As illustrated in FIG. 3, the bottom wall 108 includes a peripheral rim portion 134 that includes four peripheral edges of the bottom wall 108. The peripheral rim portion 134 extends around the periphery of the bottom wall 108 and forms the lowest portion or bottom end of the container 100. The bottom wall 108 also includes a raised central portion 136 that is raised upward relative to the rim portion 134 and that spans between the four peripheral edges of the rim portion 134. The bottom wall 108 also includes an indentation 138 that is formed at the center of the bottom wall 108, and that is raised inwardly towards the interior relative to the central portion 136. Details of the bottom wall 108, including the rim portion 134, central portion 136, and indentation 138, are also visible in FIG. 13.

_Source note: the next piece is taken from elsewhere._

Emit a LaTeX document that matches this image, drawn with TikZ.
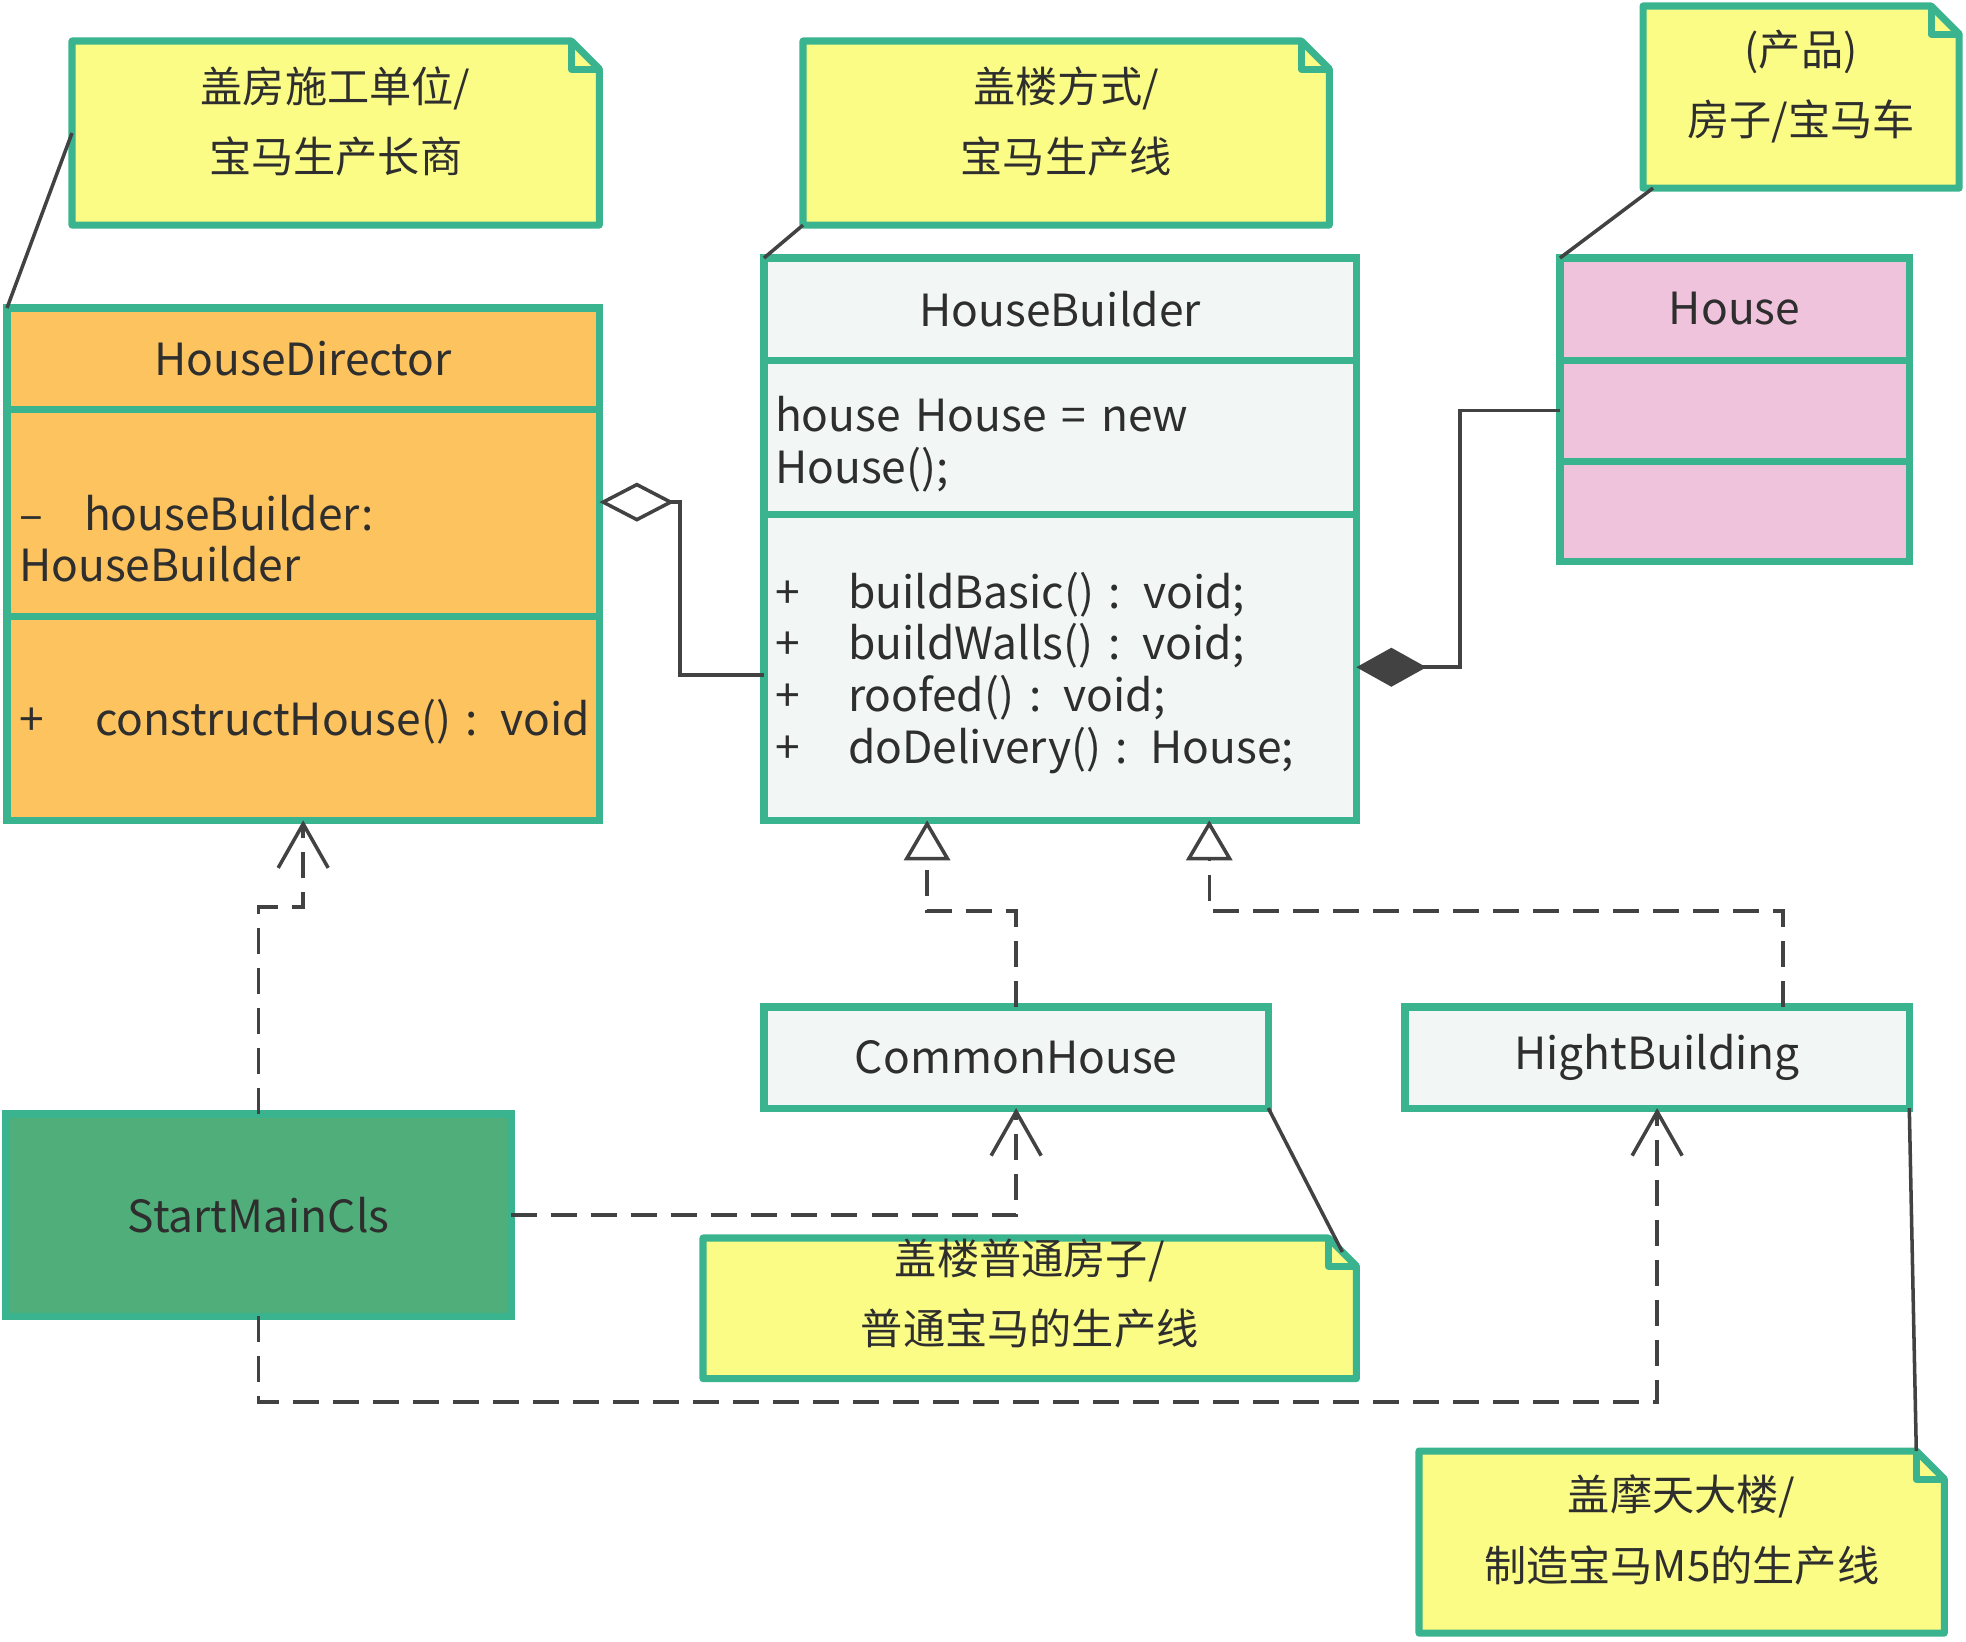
\documentclass[tikz,border=0pt]{standalone}
\usepackage{fontspec}
\setmainfont{Noto Sans CJK SC}[WordSpace=0.8]
\usetikzlibrary{positioning,arrows.meta,backgrounds}

\definecolor{umlgreen}{HTML}{3AB48E}
\definecolor{notefill}{HTML}{FBFC85}
\definecolor{dirfill}{HTML}{FDC35F}
\definecolor{clsfill}{HTML}{F2F7F5}
\definecolor{prodfill}{HTML}{F0C3DD}
\definecolor{mainfill}{HTML}{4FAE7A}
\definecolor{linegray}{HTML}{424242}
\definecolor{ink}{HTML}{2E2E2E}

\newcommand\notefold{0.28cm}
\newcommand\notelines[3][0.1cm]{\raisebox{#1}[\height][\depth]{\begin{tabular}{@{}c@{}}#2\\#3\end{tabular}}}
\newcommand\memberrows[2][0pt]{\raisebox{#1}[\height][\depth]{\begin{tabular}{@{}l@{}}#2\end{tabular}}}

\tikzset{
  sect/.style={draw=umlgreen, line width=2pt, outer sep=0pt, inner sep=0pt,
    text=ink, font=\fontsize{12.6}{14.5}\selectfont},
  members/.style={sect, align=left, text width=#1},
  note/.style={outer sep=0pt, inner sep=0pt, text=ink, font=\fontsize{12}{20}\selectfont},
  notebox/.style={draw=umlgreen, fill=notefill, line width=2pt, line join=round},
  link/.style={draw=linegray, line width=1pt},
  dep/.style={link, dash pattern=on 0.26cm off 0.14cm,
    -{Straight Barb[length=0.44cm,width=0.5cm]}},
  realize/.style={link, dash pattern=on 0.26cm off 0.14cm,
    -{Triangle[open,length=0.4cm,width=0.46cm,fill=white]}},
  aggr/.style={link, -{Diamond[open,length=0.75cm,width=0.39cm,fill=white]}},
  compo/.style={link, -{Diamond[length=0.7cm,width=0.39cm]}}
}

\begin{document}
\begin{tikzpicture}[x=0.01cm, y=-0.01cm]
  \useasboundingbox (0,0) rectangle (1966,1642);

  % HouseDirector
  \node[sect, fill=dirfill, anchor=north west, minimum width=5.92cm, minimum height=1.01cm] (hdtitle) at (7,308) {HouseDirector};
  \node[members=5.68cm, fill=dirfill, below=0pt of hdtitle, minimum width=5.92cm, minimum height=2.07cm] (hdattr)
    {\memberrows[-0.33cm]{\makebox[0.65cm][l]{–}houseBuilder:\\HouseBuilder}};
  \node[members=5.68cm, fill=dirfill, below=0pt of hdattr, minimum width=5.92cm, minimum height=2.04cm] (hdops)
    {\memberrows[-0.07cm]{\makebox[0.76cm][l]{+}constructHouse() : void}};

  % HouseBuilder
  \node[sect, fill=clsfill, anchor=north west, minimum width=5.92cm, minimum height=1.02cm] (hbtitle) at (764,258) {HouseBuilder};
  \node[members=5.70cm, fill=clsfill, below=0pt of hbtitle, minimum width=5.92cm, minimum height=1.54cm] (hbattr)
    {\memberrows[-0.1cm]{house House = new\\House();}};
  \node[members=5.70cm, fill=clsfill, below=0pt of hbattr, minimum width=5.92cm, minimum height=3.06cm] (hbops)
    {\memberrows[-0.08cm]{\makebox[0.73cm][l]{+}buildBasic() : void;\\
      \makebox[0.73cm][l]{+}buildWalls() : void;\\
      \makebox[0.73cm][l]{+}roofed() : void;\\
      \makebox[0.73cm][l]{+}doDelivery() : House;}};

  % House
  \node[sect, fill=prodfill, anchor=north west, minimum width=3.49cm, minimum height=1.02cm] (htitle) at (1560,258) {House};
  \node[sect, fill=prodfill, below=0pt of htitle, minimum width=3.49cm, minimum height=1.01cm] (hattr) {};
  \node[sect, fill=prodfill, below=0pt of hattr, minimum width=3.49cm, minimum height=1.00cm] (hops) {};

  % concrete builders and client
  \node[sect, fill=clsfill, anchor=north west, minimum width=5.04cm, minimum height=1.01cm] (ch) at (764,1007) {CommonHouse};
  \node[sect, fill=clsfill, anchor=north west, minimum width=5.04cm, minimum height=1.01cm] (hib) at (1405,1007) {HightBuilding};
  \node[sect, fill=mainfill, anchor=north west, minimum width=5.05cm, minimum height=2.02cm] (smc) at (6,1114) {StartMainCls};

  % notes
  \node[note, anchor=north west, minimum width=5.27cm, minimum height=1.84cm] (n1) at (72,41)
    {\notelines[0.095cm]{盖房施工单位/}{宝马生产长商}};
  \node[note, anchor=north west, minimum width=5.26cm, minimum height=1.84cm] (n2) at (803,41)
    {\notelines[0.095cm]{盖楼方式/}{宝马生产线}};
  \node[note, anchor=north west, minimum width=3.16cm, minimum height=1.82cm] (n3) at (1643,6)
    {\notelines[0.105cm]{(产品)}{房子/宝马车}};
  \node[note, anchor=north west, minimum width=6.53cm, minimum height=1.36cm] (n4) at (703,1238)
    {\notelines[0.13cm]{盖楼普通房子/}{普通宝马的生产线}};
  \node[note, anchor=north west, minimum width=5.25cm, minimum height=1.82cm] (n5) at (1419,1451)
    {\notelines[0.1cm]{盖摩天大楼/}{制造宝马M5的生产线}};

  \begin{scope}[on background layer]
    \foreach \n in {n1,n2,n3,n4,n5} {
      \filldraw[notebox] (\n.north west) -- ([xshift=-\notefold]\n.north east)
        -- ([yshift=-\notefold]\n.north east) -- (\n.south east) -- (\n.south west) -- cycle;
      \draw[notebox, fill=none] ([xshift=-\notefold]\n.north east) |- ([yshift=-\notefold]\n.north east);
    }
  \end{scope}

  % note anchors
  \draw[link] (n1.west) -- (hdtitle.north west);
  \draw[link] (n2.south west) -- (hbtitle.north west);
  \draw[link] ([xshift=0.1cm]n3.south west) -- (htitle.north west);
  \draw[link] (ch.south east) -- ([xshift=-0.14cm,yshift=-0.14cm]n4.north east);
  \draw[link] (hib.south east) -- ([xshift=-\notefold]n5.north east);

  % relations
  \draw[aggr] ([yshift=-0.08cm]hbops.west) -- ++(-0.84cm,0) |- ([yshift=0.105cm]hdattr.east);
  \draw[compo] (hattr.west) -- ++(-1.0cm,0) |- (hbops.east);
  \draw[realize] (ch.north) -- ++(0,0.96cm) -| ([xshift=-1.33cm]hbops.south);
  \draw[realize] ([xshift=1.26cm]hib.north) -- ++(0,0.96cm) -| ([xshift=1.49cm]hbops.south);
  \draw[dep] (smc.north) -- ++(0,2.07cm) -| (hdops.south);
  \draw[dep] (smc.east) -| (ch.south);
  \draw[dep] (smc.south) -- ++(0,-0.86cm) -| (hib.south);
\end{tikzpicture}
\end{document}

FIG. 4 illustrates the interior or underside of the cap 122 removed from the rest of the container 100. The cap 122 includes a first, inner cylindrical wall 144 extending downward from its top wall 140 and a second, outer cylindrical wall 146 also extending downward from its top wall 140. An annular space, which can also be referred to as a retention groove, is bounded between the inner and outer cylindrical walls 144, 146. A cap seal 162 (which can also be referred to as a cap gasket, and which is described further below with reference to FIG. 5) is seated and compressed, such as in a press-fit arrangement, within the annular space such that the cap seal 162 is secured to the cap 122. When the cap 122 is placed on the lid 126, the cap seal 162 seals the cap 122 to the lid 126. The cap 122 also includes a plurality of arcuate wedges 148 extending into the annular space from the outer cylindrical wall 146. Each of the wedges 148 extends and curves partially around the inner surface of the outer cylindrical wall 146 from a first end of the wedge 148 having a first height to a second end of the wedge 148 having a second height less than the first height. The wedges 148 are used by a user of the container 100 to screw the cap 122 onto threads of the lid 126, as discussed further below. Each of the wedges 148 also includes a respective vertical groove 150 that is formed near the second end of the wedge 148 and that is engaged with a ridge of the lid 126 to releasably secure or lock the cap 122 to the lid 126, as discussed further below.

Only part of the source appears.